On the 16th November 1863 a force of about nine hundred men, under Lieut.-Colonel Carey, embarked at Auckland for the Thames Gulf. The object of the expedition was to occupy the principal Maori settlements on the western shore of the gulf, whence men and supplies had been sent to the Waikato, and to establish a line of forts across country from the sea to the Queen's Redoubt.
The Kingite position at Paparata still threatened the rear of Cameron's army, and raiding-parties were able to cross the frontier at will and rove the Wairoa Ranges. Carey's expeditionary force consisted of two companies of the Auckland Coastguards (Naval Volunteers; Captain William C. Daldy), sixty of the Colonial Defence Force Cavalry (Captain Walmsley), detachments of the 12th and 70th Regiments, and the 1st Regiment of Waikato Militia. The warships "Miranda" and "Esk" headed the fleet of transports, which included the Government gunboat "Sandfly," the steamers "Corio" and "Alexandra," the brigantine "Jessie," and seven or eight cutters. The Cavalrymen and their horses were taken down in the "Corio" and "Alexandra."

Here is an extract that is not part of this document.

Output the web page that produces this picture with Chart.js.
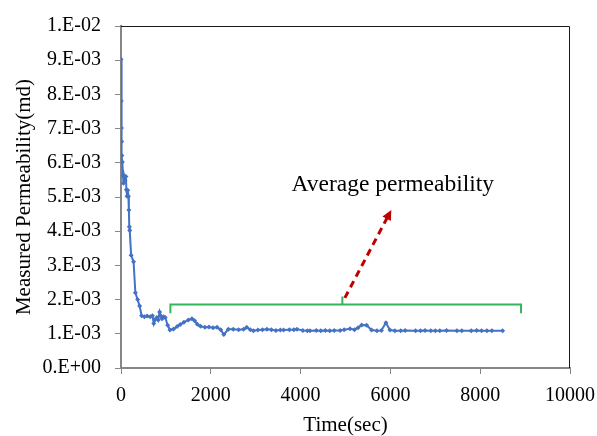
<!DOCTYPE html>
<html>
<head>
<meta charset="utf-8">
<script src="https://cdn.jsdelivr.net/npm/chart.js@4.4.1/dist/chart.umd.min.js"></script>
<style>
  html, body { margin: 0; padding: 0; background: #fff; }
  canvas { display: block; }
</style>
</head>
<body>
<canvas id="permChart" width="597" height="436"></canvas>
<script>
// Measured permeability vs time
var timeSec = [0, 5, 10, 15, 20, 30, 45, 55, 70, 90, 110, 120, 135, 150, 165, 175, 185, 195,
  225, 280, 320, 370, 415, 460, 520, 580, 650, 700, 730, 760, 800, 830, 860, 890, 915, 950, 985,
  1040, 1090, 1170, 1250, 1320, 1400, 1500, 1580, 1640, 1700, 1770, 1870, 1960, 2050, 2140,
  2220, 2290, 2390, 2500, 2620, 2730, 2800, 2880, 2950, 3050, 3150, 3250, 3350, 3450, 3550,
  3620, 3750, 3850, 3920, 4050, 4150, 4210, 4350, 4450, 4550, 4650, 4750, 4880, 4970, 5100,
  5200, 5280, 5360, 5470, 5580, 5700, 5800, 5900, 5990, 6100, 6230, 6330, 6560, 6670, 6770,
  6900, 7000, 7100, 7250, 7480, 7590, 7800, 7920, 8030, 8150, 8260, 8500];
var permMd = [9.03e-3, 7.81e-3, 7.02e-3, 6.62e-3, 6.21e-3, 6.02e-3, 5.62e-3, 5.40e-3, 5.62e-3,
  5.50e-3, 5.60e-3, 5.21e-3, 5.02e-3, 5.20e-3, 5.02e-3, 4.62e-3, 4.13e-3, 4.02e-3,
  3.30e-3, 3.11e-3, 2.20e-3, 2.00e-3, 1.81e-3, 1.53e-3, 1.50e-3, 1.52e-3, 1.50e-3, 1.53e-3,
  1.30e-3, 1.42e-3, 1.48e-3, 1.40e-3, 1.64e-3, 1.52e-3, 1.44e-3, 1.50e-3, 1.48e-3,
  1.25e-3, 1.11e-3, 1.14e-3, 1.21e-3, 1.27e-3, 1.34e-3, 1.40e-3, 1.44e-3, 1.38e-3, 1.28e-3,
  1.22e-3, 1.19e-3, 1.20e-3, 1.18e-3, 1.19e-3,
  1.12e-3, 0.98e-3, 1.13e-3, 1.13e-3, 1.12e-3, 1.13e-3, 1.19e-3, 1.12e-3, 1.09e-3, 1.11e-3,
  1.12e-3, 1.13e-3, 1.12e-3, 1.10e-3, 1.11e-3,
  1.11e-3, 1.12e-3, 1.12e-3, 1.13e-3, 1.10e-3, 1.09e-3, 1.09e-3, 1.10e-3, 1.09e-3, 1.10e-3,
  1.09e-3, 1.10e-3, 1.10e-3, 1.12e-3, 1.15e-3,
  1.12e-3, 1.18e-3, 1.26e-3, 1.25e-3, 1.11e-3, 1.09e-3, 1.10e-3, 1.32e-3, 1.11e-3, 1.09e-3,
  1.09e-3, 1.10e-3, 1.09e-3, 1.09e-3, 1.10e-3,
  1.09e-3, 1.09e-3, 1.09e-3, 1.10e-3, 1.09e-3, 1.09e-3, 1.09e-3, 1.10e-3, 1.09e-3, 1.09e-3,
  1.09e-3, 1.09e-3];

var xTickValues = [0, 2000, 4000, 6000, 8000, 10000];
var xTickLabels = ['0', '2000', '4000', '6000', '8000', '10000'];
var yTickValues = [0, 1e-3, 2e-3, 3e-3, 4e-3, 5e-3, 6e-3, 7e-3, 8e-3, 9e-3, 1e-2];
var yTickLabels = ['0.E+00', '1.E-03', '2.E-03', '3.E-03', '4.E-03', '5.E-03',
  '6.E-03', '7.E-03', '8.E-03', '9.E-03', '1.E-02'];

// annotation: bracket over the averaging window, arrow and its label
var bracketRange = [1100, 8910];
var bracketLevel = 1.86e-3;
var bracketEnds = 1.60e-3;
var bracketMid = [4930, 2.09e-3];
var arrowFrom = [4985, 2.05e-3];
var arrowTo = [6020, 4.62e-3];
var noteText = 'Average permeability';
var notePos = [3800, 5.18e-3];

var serif = "'Liberation Serif', 'Times New Roman', serif";

var points = timeSec.map(function (t, i) { return { x: t, y: permMd[i] }; });

var frame = {
  id: 'frame',
  beforeDatasetsDraw: function (chart) {
    var a = chart.chartArea, ctx = chart.ctx;
    ctx.save();
    ctx.strokeStyle = '#1a1a1a';
    ctx.lineWidth = 1;
    ctx.beginPath();
    ctx.moveTo(a.left, a.top + 0.5);
    ctx.lineTo(a.right - 0.5, a.top + 0.5);
    ctx.lineTo(a.right - 0.5, a.bottom);
    ctx.stroke();
    ctx.restore();
  }
};

var notes = {
  id: 'notes',
  afterDatasetsDraw: function (chart) {
    var ctx = chart.ctx, xs = chart.scales.x, ys = chart.scales.y;
    var px = function (v) { return xs.getPixelForValue(v); };
    var py = function (v) { return ys.getPixelForValue(v); };
    ctx.save();

    // green bracket
    ctx.strokeStyle = '#33b55a';
    ctx.lineWidth = 2;
    ctx.beginPath();
    ctx.moveTo(px(bracketRange[0]), py(bracketEnds));
    ctx.lineTo(px(bracketRange[0]), py(bracketLevel));
    ctx.lineTo(px(bracketRange[1]), py(bracketLevel));
    ctx.lineTo(px(bracketRange[1]), py(bracketEnds));
    ctx.moveTo(px(bracketMid[0]), py(bracketLevel));
    ctx.lineTo(px(bracketMid[0]), py(bracketMid[1]));
    ctx.stroke();

    // dashed red arrow
    var x1 = px(arrowFrom[0]), y1 = py(arrowFrom[1]);
    var x2 = px(arrowTo[0]), y2 = py(arrowTo[1]);
    var ang = Math.atan2(y2 - y1, x2 - x1);
    var head = 11;
    ctx.strokeStyle = '#c00000';
    ctx.fillStyle = '#c00000';
    ctx.lineWidth = 3;
    ctx.setLineDash([7, 5]);
    ctx.beginPath();
    ctx.moveTo(x1, y1);
    ctx.lineTo(x2 - Math.cos(ang) * head * 0.8, y2 - Math.sin(ang) * head * 0.8);
    ctx.stroke();
    ctx.setLineDash([]);
    ctx.beginPath();
    ctx.moveTo(x2, y2);
    ctx.lineTo(x2 - head * Math.cos(ang - 0.45), y2 - head * Math.sin(ang - 0.45));
    ctx.lineTo(x2 - head * Math.cos(ang + 0.45), y2 - head * Math.sin(ang + 0.45));
    ctx.closePath();
    ctx.fill();

    // label
    ctx.fillStyle = '#000';
    ctx.font = '23.5px ' + serif;
    ctx.textAlign = 'left';
    ctx.textBaseline = 'alphabetic';
    ctx.fillText(noteText, px(notePos[0]), py(notePos[1]));
    ctx.restore();
  }
};

new Chart(document.getElementById('permChart'), {
  type: 'line',
  data: {
    datasets: [{
      data: points,
      borderColor: '#4472c4',
      backgroundColor: '#4472c4',
      borderWidth: 2,
      pointStyle: 'rectRot',
      pointRadius: 2.5,
      pointBorderWidth: 0,
      tension: 0,
      fill: false
    }]
  },
  options: {
    responsive: false,
    animation: false,
    layout: { padding: { top: 18, right: 27, left: 0, bottom: 0 } },
    plugins: { legend: { display: false }, tooltip: { enabled: false } },
    scales: {
      x: {
        type: 'linear',
        min: 0,
        max: 10000,
        afterFit: function (s) { s.height = 68; s.paddingLeft = 0; s.paddingRight = 0; },
        afterBuildTicks: function (s) {
          s.ticks = xTickValues.map(function (v) { return { value: v }; });
        },
        grid: { drawOnChartArea: false, drawTicks: true, tickLength: 6, color: '#868686' },
        border: { color: '#868686', width: 2 },
        ticks: {
          color: '#000', padding: 10, maxRotation: 0, font: { family: serif, size: 20 },
          callback: function (v, i) { return xTickLabels[i]; }
        },
        title: { display: true, text: 'Time(sec)', color: '#000', padding: 0,
          font: { family: serif, size: 21, lineHeight: 1 } }
      },
      y: {
        min: 0,
        max: 0.01,
        afterFit: function (s) { s.width = 121; },
        afterBuildTicks: function (s) {
          s.ticks = yTickValues.map(function (v) { return { value: v }; });
        },
        grid: { drawOnChartArea: false, drawTicks: true, tickLength: 6, color: '#868686' },
        border: { color: '#868686', width: 2 },
        ticks: {
          color: '#000', padding: 14, font: { family: serif, size: 20 },
          callback: function (v, i) { return yTickLabels[i]; }
        },
        title: { display: true, text: 'Measured Permeability(md)', color: '#000',
          padding: { top: 12, bottom: 0 }, font: { family: serif, size: 21 } }
      }
    }
  },
  plugins: [frame, notes]
});
</script>
</body>
</html>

For eight days the vessels lay at anchor in Waiheke Passage, weather - bound. At last the fleet brought up off Wakatiwai, north of the Pukorokoro, a small stream which flows out into the mangrove-fringed gulf near the spot now known as Miranda. The Coastguards were boated ashore at Wakatiwai, and, cutting their way through bush and scrub, they reached the main ridge and marched along it towards the Pukorokoro, about six miles. In the meantime the gunboat steamed southward. From Wakatiwai a beautiful shelly beach extended nearly to Pukorokoro. This stretch of beach and the rising ground behind were thick with enemy rifle-pits, in two lines, extending over about a mile north and south. The Maoris had also blocked the mouth of the Pukorokoro with large limbs of pohutukawa trees. (The "Miranda" and "Sandfly" had reconnoitered Pukorokoro a fortnight previously, when three of the native villages were shelled.) The Coastguards, hurrying along the ridge, were just in time to see the Kingites retreating quickly across the creek in the direction of Waitakaruru and the Piako Swamp. The officer commanding the Coastguards (who had by this time been joined by the rest of the military force) obtained permission to lead the attack on the native village at Pukorokoro, which stood a short distance south of the stream. Doubling up past the Regulars and Militia, the bluejackets took the lead and crossed the creek. The Maoris made no stand, but quickly retreated along the narrow level belt between the mangroves and the hills for about two miles towards the Piako Swamp.
The Miranda Redoubt.
On the bluff above the creek-mouth the troops built a redoubt for 120 men. It was named the Miranda, after the warship. Major Mould commanded. Working detachments were sent out later along a route westward selected for a line of posts to the Waikato, and two redoubts, named the Esk and the Surrey, were constructed along the Miranda—Mangatawhiri line, linking up with the Queen's Redoubt.
The Esk Redoubt
This redoubt, for 150 men, named after H.M.S. “Esk,” was constructed at the end of November, 1863, by the force under Colonel Carey. Capt. Tighe commanded. It was situated on a commanding ridge between the Miranda post (Pukorokoro) and the Surrey Redoubt, south of Paparata, and formed one of the chain of redoubts from the Thames Gulf to the Waikato River. It was 4.5 km inland from Miranda and another 8.5 km to Surrey.
The Surrey Redoubt.
This redoubt, named after the regiment, was the command centre for the 70th Regiment. It was situated just above the Mangatangi Stream and overlooked an abandoned Maori village and extensive gardens. It was in line of sight and some 14 km to General Cameron’s command base at “Queens Redoubt” at Pokeno which was the end of the Great South Road at that time.
The purpose of these three Redoubts was to protect Cameron’s eastern flank and preventing opposing forces access to the Hunua and Wairoa Ranges. Significant forces in the ranges would have made the supply line of the Great South Road very vulnerable. Each redoubt contained around 150 troops of which roughly half were made up of the 70th regiment.
The Redoubts were sufficient deterrent as they saw no combat. Surrey and Esk were abandoned in April 1866 and Miranda approximately one year later.
The HMS ships Miranda and Esk were fully rigged ships, each approximately 60m in length and had single screw steam propulsion. An officer of the Esk was Captain Hamilton who lost his life at the Battle for Gate Pa, near Tauranga. The city of Hamilton carries his name.